◆ Aim:
Skip the pictures. Transcribe the rest of the data below without changing a word.

◆ Raw data:
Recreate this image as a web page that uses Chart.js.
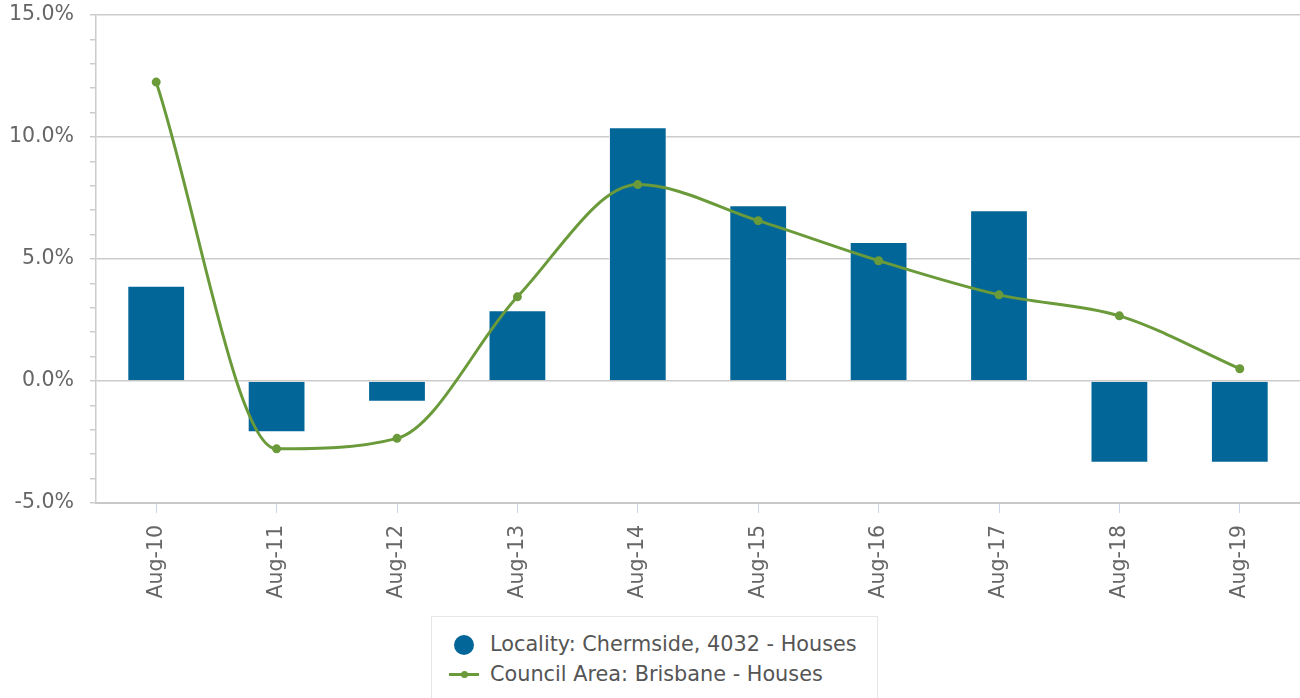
<!DOCTYPE html>
<html>
<head>
<meta charset="utf-8">
<script src="https://cdn.jsdelivr.net/npm/chart.js@4"></script>
<style>
  html, body { margin: 0; background: #fff; font-family: "DejaVu Sans", sans-serif; overflow: hidden; }
  #wrap { position: relative; width: 1300px; height: 698px; overflow: hidden; }
  #legend {
    position: absolute; left: 431px; top: 616px; width: 445px; height: 100px;
    border: 1px solid #e6e6e6; background: #fff;
  }
  .item { position: absolute; left: 0; font-size: 20.8px; color: #555; white-space: nowrap; }
  .item span.txt { position: absolute; left: 58px; top: -13px; }
  .dot { position: absolute; left: 22px; top: -10px; width: 20px; height: 20px; border-radius: 50%; background: #036698; }
  .ln { position: absolute; left: 17px; top: -2px; width: 30px; height: 3px; background: #6a9a3a; }
  .ln::after { content: ""; position: absolute; left: 12px; top: -2px; width: 7px; height: 7px; border-radius: 50%; background: #6a9a3a; }
</style>
</head>
<body>
<div id="wrap">
  <canvas id="growthChart" width="1306" height="698"></canvas>
  <div id="legend">
    <div class="item" style="top:28px"><div class="dot"></div><span class="txt">Locality: Chermside, 4032 - Houses</span></div>
    <div class="item" style="top:58px"><div class="ln"></div><span class="txt">Council Area: Brisbane - Houses</span></div>
  </div>
</div>
<script>
const labels = ['Aug-10', 'Aug-11', 'Aug-12', 'Aug-13', 'Aug-14', 'Aug-15', 'Aug-16', 'Aug-17', 'Aug-18', 'Aug-19'];
const localityHouses = [3.9, -2.1, -0.85, 2.9, 10.4, 7.2, 5.7, 7.0, -3.35, -3.35];
const councilHouses = [12.25, -2.78, -2.35, 3.45, 8.05, 6.57, 4.93, 3.53, 2.67, 0.5];
const yTicks = [-5, 0, 5, 10, 15];

Chart.defaults.font.family = '"DejaVu Sans", sans-serif';
Chart.defaults.color = '#666';

const config = {
  data: {
    labels: labels,
    datasets: [
      {
        type: 'line',
        label: 'Council Area: Brisbane - Houses',
        data: councilHouses,
        borderColor: '#6a9a3a',
        backgroundColor: '#6a9a3a',
        borderWidth: 3,
        pointRadius: 3,
        pointHoverRadius: 3,
        cubicInterpolationMode: 'monotone',
        order: 1
      },
      {
        type: 'bar',
        label: 'Locality: Chermside, 4032 - Houses',
        data: localityHouses,
        backgroundColor: '#036698',
        borderColor: '#ffffff',
        borderWidth: 1,
        barPercentage: 0.48,
        categoryPercentage: 1,
        order: 2
      }
    ]
  },
  options: {
    responsive: false,
    animation: false,
    layout: { padding: { top: 15, right: 0, left: 0, bottom: 0 } },
    plugins: {
      legend: { display: false },
      tooltip: { enabled: false }
    },
    scales: {
      x: {
        grid: {
          offset: false,
          color: 'rgba(0,0,0,0)',
          tickColor: '#ccd6eb',
          tickLength: 10
        },
        border: { color: '#c8c8c8', width: 2 },
        ticks: {
          maxRotation: 90,
          minRotation: 90,
          padding: 12,
          font: { size: 20.5 },
          color: '#666'
        },
        afterFit: s => { s.height = 195; s.paddingLeft = 0; s.paddingRight = 0; }
      },
      y: {
        min: -5,
        max: 15,
        grid: {
          color: ctx => yTicks.includes(ctx.tick.value) ? '#cccccc' : 'rgba(0,0,0,0)',
          tickColor: '#cccccc',
          tickLength: 6,
          lineWidth: 1.5
        },
        border: { color: '#cccccc', width: 1.5 },
        ticks: {
          stepSize: 1,
          autoSkip: false,
          padding: 16,
          font: { size: 20.5 },
          color: '#666',
          callback: v => yTicks.includes(v) ? v.toFixed(1) + '%' : ''
        },
        afterFit: s => { s.width = 96; s.paddingTop = 0; s.paddingBottom = 0; }
      }
    }
  }
};

const growthChart = new Chart('growthChart', config);
</script>
</body>
</html>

◆ Solution for this problem:
Recreate this image as a web page that uses Chart.js.
<!DOCTYPE html>
<html>
<head>
<meta charset="utf-8">
<script src="https://cdn.jsdelivr.net/npm/chart.js@4"></script>
<style>
  html, body { margin: 0; background: #fff; font-family: "DejaVu Sans", sans-serif; overflow: hidden; }
  #wrap { position: relative; width: 1300px; height: 698px; overflow: hidden; }
  #legend {
    position: absolute; left: 431px; top: 616px; width: 445px; height: 100px;
    border: 1px solid #e6e6e6; background: #fff;
  }
  .item { position: absolute; left: 0; font-size: 20.8px; color: #555; white-space: nowrap; }
  .item span.txt { position: absolute; left: 58px; top: -13px; }
  .dot { position: absolute; left: 22px; top: -10px; width: 20px; height: 20px; border-radius: 50%; background: #036698; }
  .ln { position: absolute; left: 17px; top: -2px; width: 30px; height: 3px; background: #6a9a3a; }
  .ln::after { content: ""; position: absolute; left: 12px; top: -2px; width: 7px; height: 7px; border-radius: 50%; background: #6a9a3a; }
</style>
</head>
<body>
<div id="wrap">
  <canvas id="growthChart" width="1306" height="698"></canvas>
  <div id="legend">
    <div class="item" style="top:28px"><div class="dot"></div><span class="txt">Locality: Chermside, 4032 - Houses</span></div>
    <div class="item" style="top:58px"><div class="ln"></div><span class="txt">Council Area: Brisbane - Houses</span></div>
  </div>
</div>
<script>
const labels = ['Aug-10', 'Aug-11', 'Aug-12', 'Aug-13', 'Aug-14', 'Aug-15', 'Aug-16', 'Aug-17', 'Aug-18', 'Aug-19'];
const localityHouses = [3.9, -2.1, -0.85, 2.9, 10.4, 7.2, 5.7, 7.0, -3.35, -3.35];
const councilHouses = [12.25, -2.78, -2.35, 3.45, 8.05, 6.57, 4.93, 3.53, 2.67, 0.5];
const yTicks = [-5, 0, 5, 10, 15];

Chart.defaults.font.family = '"DejaVu Sans", sans-serif';
Chart.defaults.color = '#666';

const config = {
  data: {
    labels: labels,
    datasets: [
      {
        type: 'line',
        label: 'Council Area: Brisbane - Houses',
        data: councilHouses,
        borderColor: '#6a9a3a',
        backgroundColor: '#6a9a3a',
        borderWidth: 3,
        pointRadius: 3,
        pointHoverRadius: 3,
        cubicInterpolationMode: 'monotone',
        order: 1
      },
      {
        type: 'bar',
        label: 'Locality: Chermside, 4032 - Houses',
        data: localityHouses,
        backgroundColor: '#036698',
        borderColor: '#ffffff',
        borderWidth: 1,
        barPercentage: 0.48,
        categoryPercentage: 1,
        order: 2
      }
    ]
  },
  options: {
    responsive: false,
    animation: false,
    layout: { padding: { top: 15, right: 0, left: 0, bottom: 0 } },
    plugins: {
      legend: { display: false },
      tooltip: { enabled: false }
    },
    scales: {
      x: {
        grid: {
          offset: false,
          color: 'rgba(0,0,0,0)',
          tickColor: '#ccd6eb',
          tickLength: 10
        },
        border: { color: '#c8c8c8', width: 2 },
        ticks: {
          maxRotation: 90,
          minRotation: 90,
          padding: 12,
          font: { size: 20.5 },
          color: '#666'
        },
        afterFit: s => { s.height = 195; s.paddingLeft = 0; s.paddingRight = 0; }
      },
      y: {
        min: -5,
        max: 15,
        grid: {
          color: ctx => yTicks.includes(ctx.tick.value) ? '#cccccc' : 'rgba(0,0,0,0)',
          tickColor: '#cccccc',
          tickLength: 6,
          lineWidth: 1.5
        },
        border: { color: '#cccccc', width: 1.5 },
        ticks: {
          stepSize: 1,
          autoSkip: false,
          padding: 16,
          font: { size: 20.5 },
          color: '#666',
          callback: v => yTicks.includes(v) ? v.toFixed(1) + '%' : ''
        },
        afterFit: s => { s.width = 96; s.paddingTop = 0; s.paddingBottom = 0; }
      }
    }
  }
};

const growthChart = new Chart('growthChart', config);
</script>
</body>
</html>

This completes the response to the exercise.